The PAP has indeed created a system when Singapore cannot survive in the short term without the PAP; they control the Preseident, police, the army, the media, the judiciary, the civil service, the unions, the universities, the GLCs, ... (did I leave anything else out?). All the checks and balances on the PAP government have been systematically removed. The system has been irretrievably corrupted.

Even if the PAP loses the elections, does the new government and its Parliament have any real power to implement any changes? Can it investigate any wrongdoing by the previous PAP government? And in a way, LKY is right. Look at our 'officially leading' opposition leaders. LTK & CST have been quiet as mice. They have been conditioned to faithfully think within the box set by the PAP's unjust laws, just like the basketball court (some say squash court) size protest box in Suntec City set aside for the protesters. CSJ had to appeal to them to join him in demanding more freedom, but there's still not a word from them. Are they afraid of offending the PAP? Or are they just waiting for CSJ to do the dirty work before stepping forward to reap the benefits? Isn't that how LKY came into power too?

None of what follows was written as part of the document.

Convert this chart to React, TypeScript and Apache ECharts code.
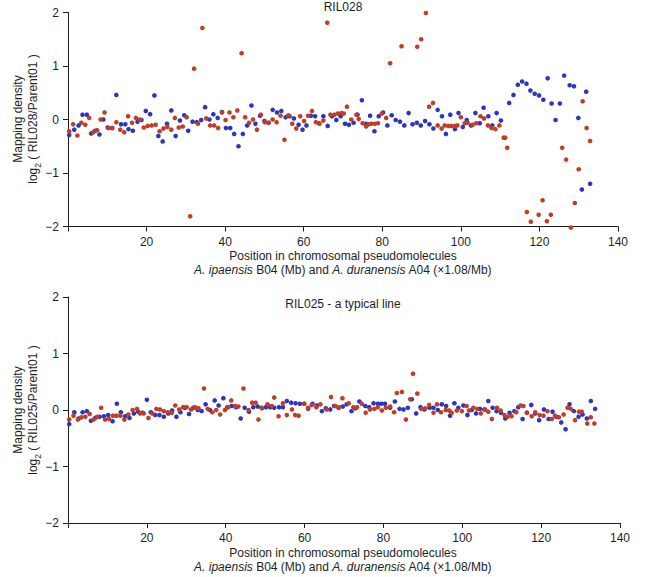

The PAP has lost touch with the people and and its legitimacy. How is LKY different from Mahatir? Whatever good he has done for Singapore, he has more than reaped the rewards, and is now overstaying his 'hero's welcome. The more he remains active in politics, the more he makes a fool of himself and the more ridicule he accumulates.

le radical galoisien said...

I already have a US green card and am currently living in another country, but I plan for this to be temporary ... but why in the world are so many people suggesting I stay here for good and take up US citizenship? In real life, especially.

In the end, I think they are the most insensitive ones - I recognise the situation, but they have no idea how it's like to be a TCK.

They say, "you're already so American, even got American accent one, what do you see in Singapore?"

Alors, I'm very much a passionate champion of reform, but in the end I think those who say that are the most blind.